Why We Snap Backstory

Q: What compelled you to write this book?

The idea for this book came in a flash. I was robbed. As I recount in the book, it happened on a street in Barcelona where I had traveled with my 17-year-old daughter to give a lecture on my research at a scientific meeting.   To my surprise, I reacted instantly by fighting back. I did get my wallet back, but I was lucky. I was 56-years old at the time and I have no experience in martial arts or in street fighting. Had I thought about it, I never would have responded this way. “Why did I do that?” I wondered immediately afterward, “and how?” I was immediately intrigued by the neuroscience underpinning this reaction, but also extremely concerned by the sudden realization that I had risked my life and limb without thought.   Through my research I came to understand that our brain is wired for threat detection and aggression, and that these circuits must operate instantaneously and without conscious thought.
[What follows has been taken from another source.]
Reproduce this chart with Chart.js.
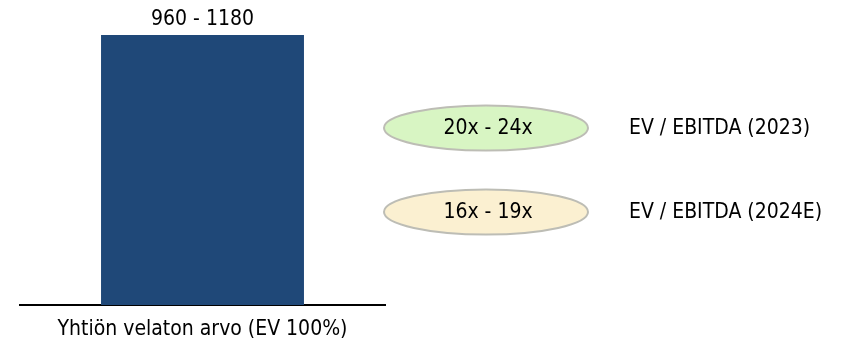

Recognizing that there are triggers in our environment that can suddenly launch you or me into an aggressive interaction risking life and limb, I wanted to understand what those triggers are and learn how this works at the level of brain circuitry.

So this book sprang from my unconscious mind, because that is how such snap reactions are triggered in our brain. This book is a quest to understand that moment that brought me to engage in a dangerous, violent struggle, and to learn how to control this reaction in the future. This quest led me not only into laboratories around the world to learn the latest neuroscience research, but to meet and talk with a wide range of fascinating and extraordinary people, from racecar drivers, secret service agents, members of SEAL team 6, elite athletes, trainers in major league baseball, to members of religious groups who eschew all violence and anger under any circumstance.

In doing this research I soon came to realize that this life-saving snap reaction is the same neural circuitry that misfires when someone suddenly “loses it” and snaps aggressively or verbally without conscious thought, for example in road rage, smashing a dish, or worse.   As the daily news brought the disturbing school and workplace shootings, domestic disputes, riots and international terrorism into my home, I became driven to try to bring this new neuroscience to the general public in the hope that through understanding this neurocircuitry, such tragic and seemingly incomprehensible violence can be understood and, I hope, reduced.

This is an important and overlooked subject that affects ordinary people like you and me in our daily lives. All of us–teenagers, adults, co-workers, and nations of people–must learn why we have this propensity for anger and violence in the human brain, and how to better manage it.

Q: Did anything notable or surprising occur during the writing process?

In writing this book I was privileged to meet so many truly extraordinary people, from secret service agents, Navy SEALS, elite athletes, and even a blind woman who rewired her brain to see, but sadly, during the course of writing this book someone I know personally was killed in a sudden snap of rage between himself and a good friend of his. This first-hand experience allows me to share how such unimaginable tragedies s can happen.